Greece’s economic and financial crisis may threaten stability in the banking sectors of South Eastern Europe, where several Greek banks have extensive operations, according to analyst IHS Global Insight.

The impact of the Greek debt crisis is being felt in the banking sector as the economic outlook worsens, affecting loan quality; as ratings downgrades of Greek companies and banks increase funding costs; and as the price of government and other bonds held as collateral by Greek banks falls, thus weakening capital ratios and the ability of banks to lend. 

IHS banking analyst Toby Wight said this is likely to extend the degree to which Greek banks can provide liquidity and capital support to their subsidiaries elsewhere in the region, notably – but not exclusively – Bulgaria and Serbia. 

In Bulgaria, four of the top 10 banks are subsidiaries of Greek banks and account for 25% of total bank assets in the country, whereas in Serbia a similar but less pronounced situation exists in which two of the top 10 banks are Greek-owned and account for 11% of total assets. 

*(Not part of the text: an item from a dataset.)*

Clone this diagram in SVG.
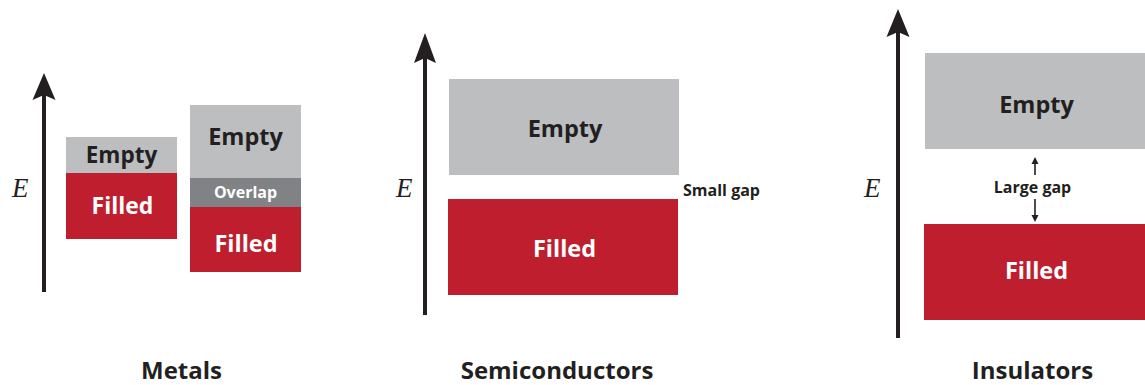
<svg xmlns="http://www.w3.org/2000/svg" width="1145" height="385" viewBox="0 0 1145 385">
<style>
.empty{fill:#bcbec0}
.filled{fill:#be1e2d}
.overlap{fill:#808285}
.t{font-family:"Open Sans","Noto Sans","Liberation Sans",sans-serif;font-weight:bold;text-anchor:middle}
.dark{fill:#231f20}
.white{fill:#ffffff}
.axis{stroke:#231f20;stroke-width:4;fill:none}
.head{fill:#231f20}
.e{font-family:"Liberation Serif","DejaVu Serif",serif;font-style:italic;font-size:27px;fill:#231f20}
.thin{stroke:#231f20;stroke-width:1.6;fill:none}
</style>
<g id="connectors">
<line class="axis" x1="44" y1="292" x2="44" y2="95"/>
<path class="head" d="M44,73 L55.5,100 L44,95 L32.5,100 Z"/>
<line class="axis" x1="425" y1="315" x2="425" y2="57"/>
<path class="head" d="M425,33 L436,63 L425,58 L414,63 Z"/>
<line class="axis" x1="898" y1="338" x2="898" y2="32"/>
<path class="head" d="M898,9 L909.5,37 L898,32 L886.5,37 Z"/>
<line class="thin" x1="1035" y1="175" x2="1035" y2="162"/>
<path class="head" d="M1035,157 L1038.5,164 L1031.5,164 Z"/>
<line class="thin" x1="1035" y1="199" x2="1035" y2="216"/>
<path class="head" d="M1035,222 L1038.5,215 L1031.5,215 Z"/>
</g>
<g id="metals">
<text class="e" x="12" y="197">E</text>
<g id="metal1-empty"><rect class="empty" x="66" y="137" width="111" height="36"/><text class="t dark" x="121.5" y="163" font-size="22.5">Empty</text></g>
<g id="metal1-filled"><rect class="filled" x="66" y="173" width="111" height="66"/><text class="t white" x="122.5" y="214" font-size="23">Filled</text></g>
<g id="metal2-empty"><rect class="empty" x="190" y="105" width="111" height="73"/><text class="t dark" x="245.5" y="145" font-size="23.5">Empty</text></g>
<g id="metal2-overlap"><rect class="overlap" x="190" y="178" width="111" height="29"/><text class="t white" x="245.5" y="198" font-size="16">Overlap</text></g>
<g id="metal2-filled"><rect class="filled" x="190" y="207" width="111" height="65"/><text class="t white" x="246" y="252" font-size="23.5">Filled</text></g>
<text class="t dark" x="181.5" y="379" font-size="24">Metals</text>
</g>
<g id="semiconductors">
<text class="e" x="396" y="197">E</text>
<g id="semi-empty"><rect class="empty" x="449" y="79" width="230" height="96"/><text class="t dark" x="565" y="137" font-size="23.5">Empty</text></g>
<g id="semi-filled"><rect class="filled" x="448" y="199" width="230" height="96"/><text class="t white" x="564.5" y="257" font-size="23.5">Filled</text></g>
<text class="t dark" x="721.5" y="196" font-size="16">Small gap</text>
<text class="t dark" x="557" y="379" font-size="24">Semiconductors</text>
</g>
<g id="insulators">
<text class="e" x="864" y="197">E</text>
<g id="ins-empty"><rect class="empty" x="925" y="53" width="220" height="96"/><text class="t dark" x="1036.5" y="113" font-size="23.5">Empty</text></g>
<g id="ins-filled"><rect class="filled" x="924" y="224" width="221" height="96"/><text class="t white" x="1036.5" y="279" font-size="23.5">Filled</text></g>
<text class="t dark" x="1032.5" y="193" font-size="16">Large gap</text>
<text class="t dark" x="1032.5" y="379" font-size="24">Insulators</text>
</g>
</svg>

Some of the Greek banks involved – including National Bank of Greece, Eurobank EFG and Piraeus Bank – are signatories to the European Bank Coordination Initiative (EBCI), under which foreign banks have committed to support their subsidiaries in Eastern Europe, although in the case of Serbia this commitment had already been watered down even before the outbreak of the Greek crisis. 
Wight believes that further weakening of Greek bank adherence to the EBCI now seems likely, with adverse consequences for banks in neighbouring countries.